Up in the Kubernetes deployment, you’ll see the logging is set up at the DEBUG
level. The logging is pretty good at this level. You can use kubectl logs
to get the logs from the Kayenta pods or, better, use stern
for that Those logs are going to be your secret. You’ll see errors that pretty clearly indicate whether there’s a DNS problem or a bad password or something similar.
If you still aren’t getting enough info, turn the log level up to TRACE
. It can get noisy, but you’ll only need it for troubleshooting.
Next Steps
There’s a lot you can do from here.
Canary configuration: Actually configuring a canary is hard. For me, it took deploying a full Spinnaker instance and doing some canary stuff to figure it out. There’s a bit more doc on it now, but it’s definitely tricky. Here’s a pretty basic configuration where we just look for errors by ASP.NET microservice controller. No, I can not help or support you in configuring a canary. I’ll give you this example with no warranties, expressed or implied.
{
"canaryConfig": {
"applications": [
"app"
],
"classifier": {
"groupWeights": {
"StatusCodes": 100
},
"scoreThresholds": {
"marginal": 75,
"pass": 75
}
},
"configVersion": "1",
"description": "App Canary Configuration",
"judge": {
"judgeConfigurations": {
},
"name": "NetflixACAJudge-v1.0"
},
"metrics": [
{
"analysisConfigurations": {
"canary": {
"direction": "increase",
"nanStrategy": "replace"
}
},
"groups": [
"StatusCodes"
],
"name": "Errors By Controller",
"query": {
"customInlineTemplate": "PromQL:sum(increase(http_requests_received_total{app='my-app',azure_pipelines_version='${location}',code=~'5\\\\d\\\\d|4\\\\d\\\\d'}[120m])) by (action)",
"scopeName": "default",
"serviceType": "prometheus",
"type": "prometheus"
},
"scopeName": "default"
}
],
"name": "app-config",
"templates": {
}
},
"executionRequest": {
"scopes": {
"default": {
"controlScope": {
"end": "2020-11-20T23:01:09.3NZ",
"location": "baseline",
"scope": "control",
"start": "2020-11-20T21:01:09.3NZ",
"step": 2
},
"experimentScope": {
"end": "2020-11-20T23:01:09.3NZ",
"location": "canary",
"scope": "experiment",
"start": "2020-11-20T21:01:09.3NZ",
"step": 2
}
}
},
"siteLocal": {
},
"thresholds": {
"marginal": 75,
"pass": 95
}
}
}
Integrate with your CI/CD pipeline: Your deployment is going to need to know how to track the currently deployed vs. new/canary deployment. Statistics are going to need to be tracked that way, too. (That’s the same as if you were using Spinnaker.) I’ve been using the KubernetesManifest@0
task in Azure DevOps, setting trafficSplitMethod: smi
and making use of the canary control there. A shell script polls Kayenta to see how the analysis is going.

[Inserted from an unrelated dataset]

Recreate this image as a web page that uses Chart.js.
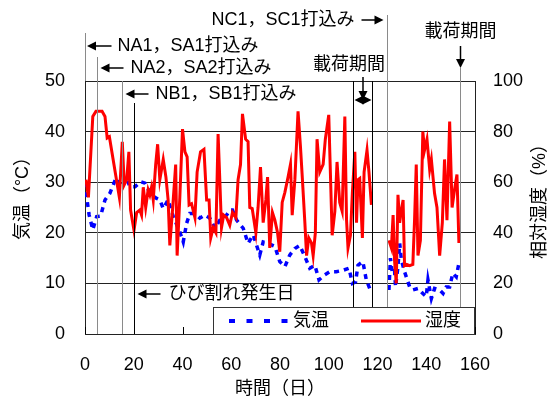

How you do this for your template is very subjective. Pipelines at this level are really complex. I’d recommend working with Postman or some other HTTP debugging tool to get things working before trying to automate it.
Secure it!: You probably don’t want public anonymous access to the Kayenta API. I locked mine down with oauth2-proxy and Istio but you could do it with nginx ingress and oauth2-proxy or some other mechanism.
Put a UI on it!: As you can see, configuring Kayenta canaries without a UI is actually pretty hard. Nike has a UI for standalone Kayenta called “Referee”. At the time of this writing there’s no Docker container for it so it’s not as easy to deploy as you might like. However, there is a Dockerfile gist that might be helpful. I have not personally got this working, but it’s on my list of things to do.
Huge props to my buddy Chris who figured a lot of this out, especially the canary configuration and Azure DevOps integration pieces.